En casa de Amparo y Victoriano, productores de papas andinas en las alturas extremas de Kishki, en la sierra central peruana, se crían ovejas, gallinas, patos, pavos, algún cerdo que otro y el omnipresente cuy. Matan un cerdo al año para consumo propio y un cuy para la fiesta principal, que suele ser la del cumpleaños de Amparo, y el resto se vende; entre animales y papas pagaron los estudios de cinco hijos. Sus comidas son monolíticas: papa con caldo en el desayuno, papa con salsa para el almuerzo y mazamorra de papas en la noche, con azúcar y leche de sus animales. También algo de queso para la uchucuta. La historia se repite casi paso por paso en el caserío de Victoria, productora de papas y tubérculos andinos en Condorccocha, en el distrito ayacuchano de Chiara, o virando hacia el maíz en las cocinas de Magdaluz, Victoria, Cristina y las otras mujeres que forman una pequeña cooperativa dedicada al cultivo de choclo en Pampas, Huancavelica: el maíz es el elemento básico de todas las comidas. Así fue hasta ayer mismo en el universo de la agricultura de subsistencia: cultivabas y criabas animales para comer, tejer o trocar.

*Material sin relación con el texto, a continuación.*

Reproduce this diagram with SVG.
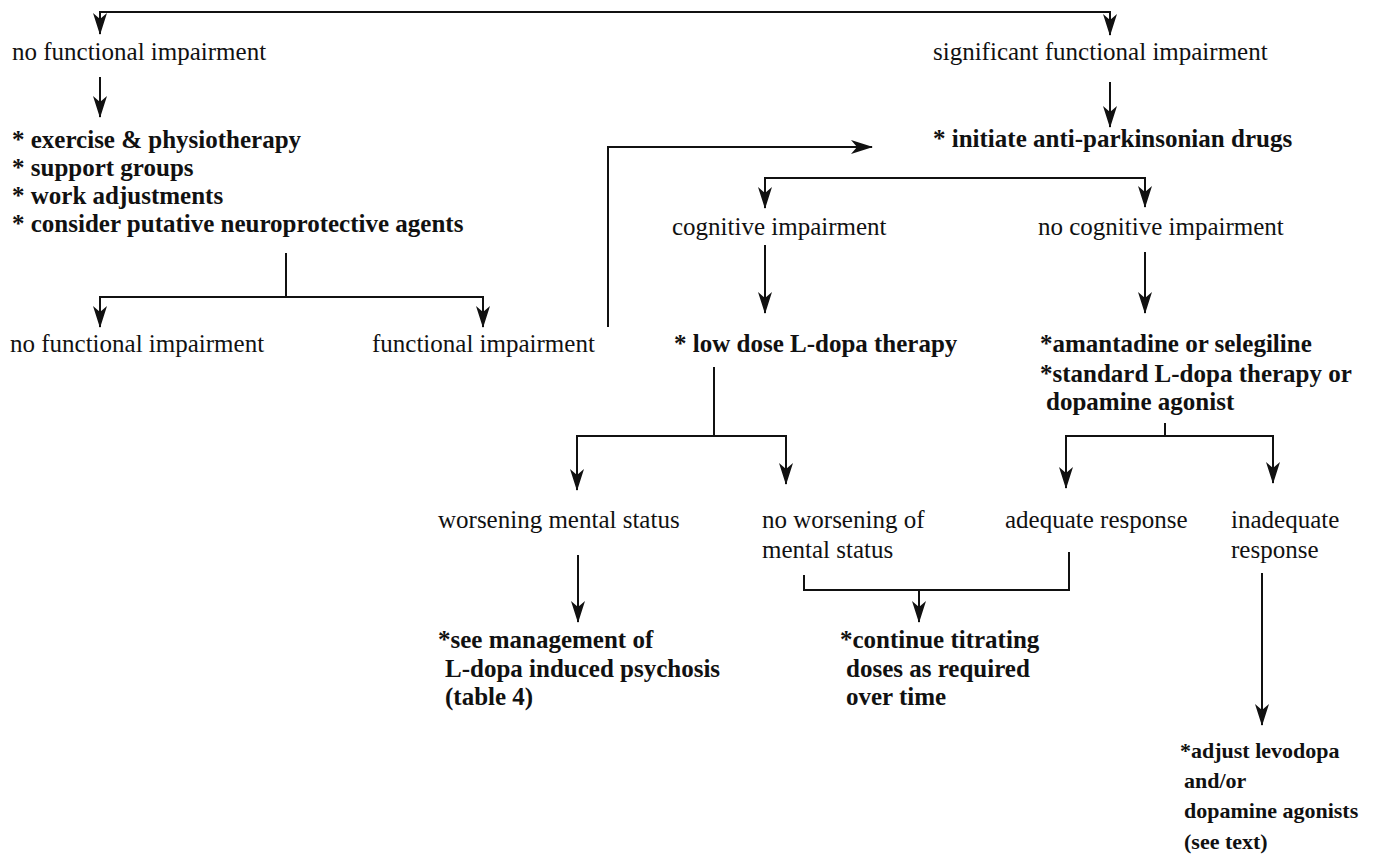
<svg xmlns="http://www.w3.org/2000/svg" width="1373" height="860" viewBox="0 0 1373 860">
<style>
text{font-family:"Liberation Serif","Times New Roman",serif;font-size:25px;fill:#111}
.b{font-weight:bold}
.s{font-size:22px}
.c path{fill:none;stroke:#111;stroke-width:2}
</style>
<defs>
<marker id="ah" markerUnits="userSpaceOnUse" markerWidth="26" markerHeight="18" viewBox="-24 -9 26 18" refX="0" refY="0" orient="auto-start-reverse">
<path d="M1,0 L-21,-7 L-15,0 L-21,7 Z" fill="#111"/>
</marker>
</defs>
<rect width="1373" height="860" fill="#fff"/>
<g class="c" id="connectors">
<path d="M100,34 V12 H1110 V35" marker-start="url(#ah)" marker-end="url(#ah)"/>
<path d="M100,77 V117" marker-end="url(#ah)"/>
<path d="M1110,82 V127" marker-end="url(#ah)"/>
<path d="M765,208 V178 H1145 V207" marker-start="url(#ah)" marker-end="url(#ah)"/>
<path d="M765,245 V313" marker-end="url(#ah)"/>
<path d="M1145,252 V313" marker-end="url(#ah)"/>
<path d="M286,253 V297"/>
<path d="M100,327 V297 H483 V327" marker-start="url(#ah)" marker-end="url(#ah)"/>
<path d="M608,327 V147 H872" marker-end="url(#ah)"/>
<path d="M714,367 V436"/>
<path d="M577,490 V436 H786 V484" marker-start="url(#ah)" marker-end="url(#ah)"/>
<path d="M1165,423 V436"/>
<path d="M1066,488 V436 H1273 V483" marker-start="url(#ah)" marker-end="url(#ah)"/>
<path d="M578,555 V622" marker-end="url(#ah)"/>
<path d="M804,575 V590 H1069 V552"/>
<path d="M919,590 V622" marker-end="url(#ah)"/>
<path d="M1262,573 V725" marker-end="url(#ah)"/>
</g>
<g id="n_nofunc_top"><text x="12" y="60">no functional impairment</text></g>
<g id="n_sigfunc"><text x="933" y="60">significant functional impairment</text></g>
<g id="n_measures">
<text class="b" x="12" y="148">* exercise &amp; physiotherapy</text>
<text class="b" x="12" y="176">* support groups</text>
<text class="b" x="12" y="204">* work adjustments</text>
<text class="b" x="12" y="232">* consider putative neuroprotective agents</text>
</g>
<g id="n_initiate"><text class="b" x="933" y="147">* initiate anti-parkinsonian drugs</text></g>
<g id="n_cog"><text x="672" y="235">cognitive impairment</text></g>
<g id="n_nocog"><text x="1038" y="235">no cognitive impairment</text></g>
<g id="n_nofunc2"><text x="10" y="352">no functional impairment</text></g>
<g id="n_func2"><text x="372" y="352">functional impairment</text></g>
<g id="n_lowdose"><text class="b" x="674" y="352">* low dose L-dopa therapy</text></g>
<g id="n_amant">
<text class="b" x="1040" y="352">*amantadine or selegiline</text>
<text class="b" x="1040" y="382">*standard L-dopa therapy or</text>
<text class="b" x="1046" y="410">dopamine agonist</text>
</g>
<g id="n_worse"><text x="438" y="528">worsening mental status</text></g>
<g id="n_noworse"><text x="762" y="528">no worsening of</text><text x="762" y="558">mental status</text></g>
<g id="n_adequate"><text x="1005" y="528">adequate response</text></g>
<g id="n_inadequate"><text x="1231" y="528">inadequate</text><text x="1231" y="558">response</text></g>
<g id="n_seemgmt">
<text class="b" x="438" y="648">*see management of</text>
<text class="b" x="445" y="677">L-dopa induced psychosis</text>
<text class="b" x="445" y="705">(table 4)</text>
</g>
<g id="n_continue">
<text class="b" x="840" y="648">*continue titrating</text>
<text class="b" x="846" y="677">doses as required</text>
<text class="b" x="846" y="705">over time</text>
</g>
<g id="n_adjust">
<text class="b s" x="1180" y="758">*adjust levodopa</text>
<text class="b s" x="1184" y="788">and/or</text>
<text class="b s" x="1184" y="818">dopamine agonists</text>
<text class="b s" x="1184" y="849">(see text)</text>
</g>
</svg>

A mitad de mi última escalada hacia la casa de Victoriano me señaló la figura de su padre, que acechaba un venado en una ladera vecina. Andaba cerca de los 80 y todavía podía bajar el monte con un venado en la espalda. Cuando le pregunto por la expectativa de vida en esta parte de la sierra responde que ha bajado, ya no es normal que pasen de 85 años. La generación de su padre vive rodeando los 100. Culpa de la diferencia al cambio de dieta: ahora venden las papas para comprar fideos, arroz y conservas de atún, o para comer pollos y chanchos alimentados con no se sabe qué cuando bajan a Huancayo. Pasaron de la agricultura de supervivencia, completamente natural, a la dieta de los cereales manipulados, los pesticidas, los tratamientos químicos al campo y las proteínas animales deudoras de todo lo anterior. Aparecieron enfermedades que antes no sufrían.